■ Material provided

--- start ---

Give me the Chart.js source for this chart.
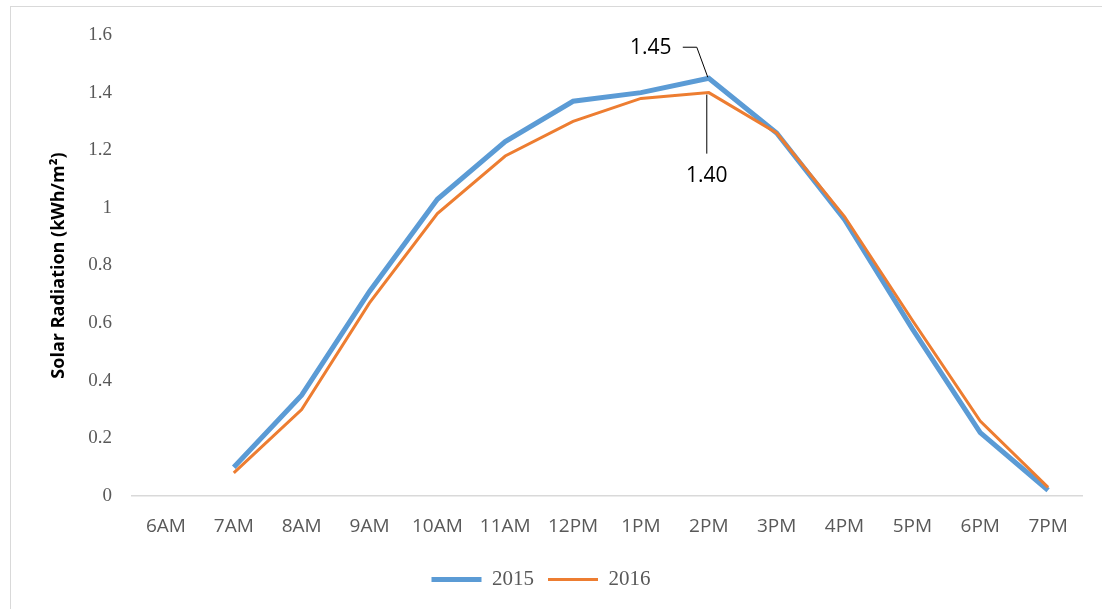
<!DOCTYPE html>
<html>
<head>
<meta charset="utf-8">
<script src="https://cdn.jsdelivr.net/npm/chart.js@4"></script>
<style>
  html, body { margin: 0; padding: 0; background: #fff; overflow: hidden; }
  #wrap { position: relative; width: 1102px; height: 609px; }
  #frame { position: absolute; left: 10px; top: 6px; width: 1200px; height: 700px; border: 1px solid #d9d9d9; }
  #myChart { position: absolute; left: 0; top: 0; }
</style>
</head>
<body>
<div id="wrap">
  <div id="frame"></div>
  <canvas id="myChart" width="1102" height="609"></canvas>
</div>
<script>
const hours = ['6AM', '7AM', '8AM', '9AM', '10AM', '11AM', '12PM', '1PM', '2PM', '3PM', '4PM', '5PM', '6PM', '7PM']
const y2015 = [null, 0.10, 0.35, 0.71, 1.03, 1.23, 1.37, 1.40, 1.45, 1.26, 0.96, 0.58, 0.22, 0.02]
const y2016 = [null, 0.08, 0.30, 0.67, 0.98, 1.18, 1.30, 1.38, 1.40, 1.26, 0.97, 0.61, 0.26, 0.03]
const yTicks = [0, 0.2, 0.4, 0.6, 0.8, 1, 1.2, 1.4, 1.6]
const peakIndex = 8

// call-out labels with leader lines at the 2PM peak
const callouts = {
  id: 'callouts',
  afterDatasetsDraw(chart) {
    const ctx = chart.ctx
    const x = chart.scales.x.getPixelForValue(peakIndex)
    const yA = chart.scales.y.getPixelForValue(y2015[peakIndex])
    const yB = chart.scales.y.getPixelForValue(y2016[peakIndex])
    ctx.save()
    ctx.strokeStyle = '#000'
    ctx.lineWidth = 1
    ctx.beginPath()
    ctx.moveTo(x - 26, yA - 31)
    ctx.lineTo(x - 12, yA - 31)
    ctx.lineTo(x - 1, yA - 1)
    ctx.moveTo(x - 2, yB + 2)
    ctx.lineTo(x - 2, yB + 61)
    ctx.stroke()
    ctx.fillStyle = '#000'
    ctx.font = '21px "Open Sans"'
    ctx.textAlign = 'center'
    ctx.textBaseline = 'middle'
    ctx.fillText(y2015[peakIndex].toFixed(2), x - 58, yA - 30)
    ctx.fillText(y2016[peakIndex].toFixed(2), x - 2, yB + 83)
    ctx.restore()
  }
}

const myChart = new Chart(
  document.getElementById('myChart'),
  {
    type: 'line',
    data: {
      labels: hours,
      datasets: [{
        label: '2015',
        data: y2015,
        borderColor: '#5b9bd5',
        backgroundColor: '#5b9bd5',
        borderWidth: 5,
        order: 1
      }, {
        label: '2016',
        data: y2016,
        borderColor: '#ed7d31',
        backgroundColor: '#ed7d31',
        borderWidth: 3,
        order: 0
      }]
    },
    options: {
      responsive: false,
      animation: false,
      layout: {
        padding: { left: 0, right: 20, top: 35, bottom: 9 }
      },
      elements: {
        line: { tension: 0 },
        point: { radius: 0, hoverRadius: 0 }
      },
      scales: {
        x: {
          offset: true,
          grid: { display: false, drawTicks: false, offset: true },
          border: { display: true, color: '#d9d9d9', width: 1.5 },
          ticks: {
            color: '#595959',
            font: { family: 'Open Sans', size: 19 },
            padding: 19,
            maxRotation: 0,
            autoSkip: false
          },
          afterFit(scale) { scale.height = 59 }
        },
        y: {
          min: 0,
          max: 1.6,
          afterBuildTicks(scale) { scale.ticks = yTicks.map(v => ({ value: v })) },
          grid: { display: false, drawTicks: false },
          border: { display: false },
          ticks: {
            color: '#595959',
            font: { family: 'Liberation Serif', size: 19 },
            padding: 20,
            callback: v => Number(v.toFixed(1)).toString()
          },
          title: {
            display: true,
            text: 'Solar Radiation (kWh/m²)',
            color: '#000',
            font: { family: 'Open Sans', size: 18, weight: 'bold' },
            padding: { top: 48, bottom: 0 }
          },
          afterFit(scale) { scale.width = 132 }
        }
      },
      plugins: {
        legend: {
          position: 'bottom',
          labels: {
            usePointStyle: true,
            pointStyle: 'line',
            pointStyleWidth: 50,
            boxHeight: 20,
            color: '#595959',
            font: { family: 'Liberation Serif', size: 21 },
            padding: 14,
            sort: (a, b) => a.datasetIndex - b.datasetIndex
          }
        },
        tooltip: { enabled: false }
      }
    },
    plugins: [callouts]
  }
);
</script>
</body>
</html>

--- end ---

■ Instruction
Transcribe the opening line of the listing above, please, and every line after it through the line with "const peakIndex = 8", word for word, without pictures.

■ Solution to the exercise
Give me the Chart.js source for this chart.
<!DOCTYPE html>
<html>
<head>
<meta charset="utf-8">
<script src="https://cdn.jsdelivr.net/npm/chart.js@4"></script>
<style>
  html, body { margin: 0; padding: 0; background: #fff; overflow: hidden; }
  #wrap { position: relative; width: 1102px; height: 609px; }
  #frame { position: absolute; left: 10px; top: 6px; width: 1200px; height: 700px; border: 1px solid #d9d9d9; }
  #myChart { position: absolute; left: 0; top: 0; }
</style>
</head>
<body>
<div id="wrap">
  <div id="frame"></div>
  <canvas id="myChart" width="1102" height="609"></canvas>
</div>
<script>
const hours = ['6AM', '7AM', '8AM', '9AM', '10AM', '11AM', '12PM', '1PM', '2PM', '3PM', '4PM', '5PM', '6PM', '7PM']
const y2015 = [null, 0.10, 0.35, 0.71, 1.03, 1.23, 1.37, 1.40, 1.45, 1.26, 0.96, 0.58, 0.22, 0.02]
const y2016 = [null, 0.08, 0.30, 0.67, 0.98, 1.18, 1.30, 1.38, 1.40, 1.26, 0.97, 0.61, 0.26, 0.03]
const yTicks = [0, 0.2, 0.4, 0.6, 0.8, 1, 1.2, 1.4, 1.6]
const peakIndex = 8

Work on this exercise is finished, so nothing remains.